Take the derivative.
f'(x) = 1/x = Series from n=0 to infinity of (-1)^n * (x-1)^n because we just did this today, a couple of examples ago. So what do we have to do to f'(x) to get back to f(x)? Take the integral.
ln x = Integral of (1/x)dx = Integral of Series from n=0 to infinity of (-1)^n * (x-1)^n dx
ln x = c + Series from n=0 to infinity of (-1)^n * (x-1)^(n+1) all over (n+1)
"Ceeriously." - Bill
Let's find c. When x=1, ln 1 = c + Series of 0
Therefore ln x = Series from n=0 to infinity of (-1)^n * (x-1)^(n+1) all over (n+1)
So in these cases, c=0
(0,2) <------- interval of convergence. It's centered at 1.

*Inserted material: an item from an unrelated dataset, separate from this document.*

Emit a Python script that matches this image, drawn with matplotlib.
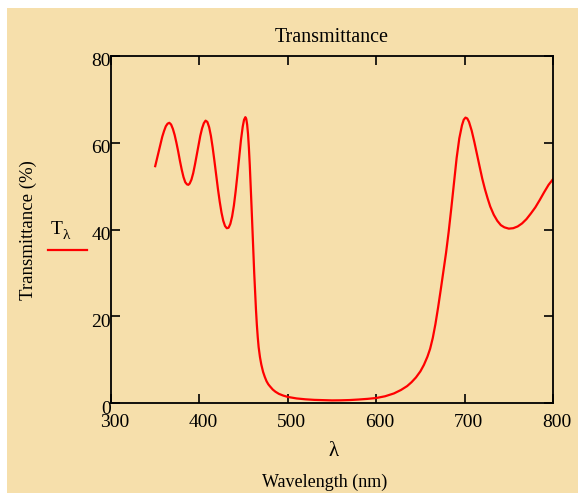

ex 5) Find power series f(x) = 1 / (2x-5), c= -3
1 / (2x-5) = 1 / (2(x+3)-5 - 6 (because we have to keep it the same as before)) =
1 / (2(x+3)-11)
-1 / (1-2(x+3))
= (-1/11) / (1-(2/11)(x+3))
a = -1/11
r = (2/11)(x+3)
Series from n=0 to infinity of -1/11 * ( (2/11) ( x+3) )^n = Series from n=0 to infinity of - (2^n) / 11^(n+1) * (x+3)^n
Radius of convergence = R = 11/2 because remember: | (2/11)(x+3) | < 1
|x+3| < 11/2
c = -3
Interval of convergence? (-17/2, 5/2) and it's closed because it's geometric
ex 6) Given 1 / (1+x) = Series from n=0 to infinity of (-1)^n x^n
Find (-1) / (x+1)^2 ...
Well. That's the derivative of your given. So the derivative of the series of the original will be the series that you need to find.
Series from n=1 to infinity of (-1)^n n x^(n-1) ... but the first term of the original series was 1. So the derivative is going to mean that you're going to have one less term, so you'll start at n=1 for your derivative. Every time you take a derivative ... all you do is plug in the first term, if you plug it in and you get a constant, you have to go the next term on the derivative, but if you have a variable then you're fine.